More houses for Trelawny
Sheena Gayle, Gleaner Writer
An improvement in living standards is on the cards for residents of Trelawny, with the launch of a new housing project in Tilson district, near Bounty Hall, last Friday.
The National Housing Trust (NHT) and the Ministry of Water and Housing on the weekend broke ground for 288 service lots in the community.
"Trelawny is a wonderful parish, it is beautiful here," said Howard Mitchell, chairman of NHT, "but it is also a poor parish."
Mitchell bemoaned the inability of many Jamaicans to afford houses built by the NHT, the Government's home-loan and house-building vehicle, but said the Tilson project would go a far way in providing for poor and middle-class Jamaicans.
Aim to stem squatting
With several developments on stream for Trelawny, the demand for housing is expected to increase with an influx of workers, and the NHT and housing ministry have pressed forward with housing projects to stem the incidence of squatting.

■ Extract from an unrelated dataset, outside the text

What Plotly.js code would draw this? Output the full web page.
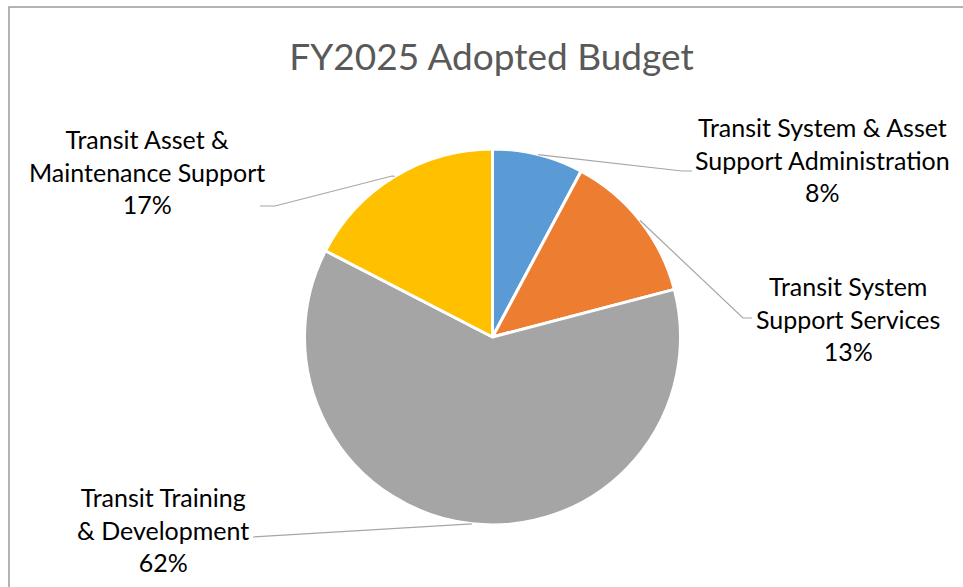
<!DOCTYPE html>
<html>
<head>
<meta charset="utf-8">
<script src="https://cdn.plot.ly/plotly-3.0.1.min.js"></script>
<style>html,body{margin:0;padding:0;background:#fff;}#chart{width:963px;height:587px;}</style>
</head>
<body>
<div id="chart"></div>
<script>
// ---- Data ----
const categories = [
  "Transit System & Asset Support Administration",
  "Transit System Support Services",
  "Transit Training & Development",
  "Transit Asset & Maintenance Support"
];
const labelLines = [
  "Transit System & Asset<br>Support Administration",
  "Transit System<br>Support Services",
  "Transit Training<br>& Development",
  "Transit Asset &<br>Maintenance Support"
];
const values = [7.8, 13.1, 61.6, 17.4];
const colors = ["#5B9BD5", "#ED7D31", "#A5A5A5", "#FFC000"];
const chartTitle = "FY2025 Adopted Budget";

// ---- Layout geometry (pixels) ----
const W = 963, H = 587;
const cx = 492.5, cy = 337, R = 188;
const px = x => x / W;
const py = y => 1 - y / H;

// label centres (middle line) and leader elbows / ends
const labelPos = [[822, 159], [848, 318], [163, 529], [147, 171]];
const elbows = [[682, 171], [743, 318], [475, 524], [392, 176]];
const ends   = [[692, 171], [752, 318], [253, 537], [275, 206]];
const ends2  = [null, null, null, [260, 206]];

const total = values.reduce((a, b) => a + b, 0);
let cum = 0;
const shapes = [];
const annotations = [];
values.forEach((v, i) => {
  const mid = (cum + v / 2) / total;
  cum += v;
  const ang = mid * 2 * Math.PI;
  const sx = cx + R * Math.sin(ang);
  const sy = cy - R * Math.cos(ang);
  const pts = [[sx, sy]];
  if (i !== 2) pts.push(elbows[i]);
  pts.push(ends[i]);
  if (ends2[i]) pts.push(ends2[i]);
  let path = "";
  pts.forEach((p, k) => { path += (k ? " L " : "M ") + px(p[0]) + "," + py(p[1]); });
  shapes.push({type: "path", xref: "paper", yref: "paper", path: path,
               line: {color: "#A6A6A6", width: 1.2}});
  const pct = Math.round(v / total * 100);
  annotations.push({
    xref: "paper", yref: "paper",
    x: px(labelPos[i][0]), y: py(labelPos[i][1]),
    xanchor: "center", yanchor: "middle",
    text: labelLines[i] + "<br>" + pct + "%",
    showarrow: false, align: "center",
    font: {family: "Lato, 'Open Sans', sans-serif", size: 25, color: "#000000"}
  });
});

// chart border
shapes.push({type: "rect", xref: "paper", yref: "paper",
  x0: px(9), y0: py(7), x1: px(975), y1: py(600),
  line: {color: "#9A9A9A", width: 1.5}, fillcolor: "rgba(0,0,0,0)"});

const trace = {
  type: "pie",
  labels: categories,
  values: values,
  sort: false,
  direction: "clockwise",
  rotation: 0,
  textinfo: "none",
  hoverinfo: "label+percent",
  marker: {colors: colors, line: {color: "#FFFFFF", width: 3}},
  domain: {x: [px(cx - R), px(cx + R)], y: [py(cy + R), py(cy - R)]},
  showlegend: false
};

const layout = {
  width: W, height: H,
  margin: {l: 0, r: 0, t: 0, b: 0},
  paper_bgcolor: "#FFFFFF",
  title: {
    text: chartTitle,
    x: px(491.5), xref: "paper", xanchor: "center",
    y: py(57), yref: "container", yanchor: "middle",
    font: {family: "Lato, 'Open Sans', sans-serif", size: 37, color: "#595959"}
  },
  shapes: shapes,
  annotations: annotations,
  showlegend: false
};

Plotly.newPlot("chart", [trace], layout, {displayModeBar: false, staticPlot: true});
</script>
</body>
</html>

"Developments are taking place in Trelawny. They are good develop-ments and we welcome them but unless housing in Trelawny is given first priority, these developments will actually work to your detriment," Mitchell warned, as he encouraged stakeholders and residents to organise themselves.
The housing project also forms part of the NHT's efforts to provide housing solutions for sugar workers across the island. Approximately 50 per cent of the lots in Tilson will be sold to workers from the Hampden Estate, while the remainder will be made available to NHT contributors in the wider population.
Member of parliament for North Trelawny, Dr Patrick Harris, said the Tilson project suggested a proactive approach towards discouraging the mushrooming of more informal settlements.
"It is not fashionable in our present political culture to plan long term," Harris said. "It is not fashionable to look at orderly development, but in this area, we have planned it and we are now in the process of executing those plans."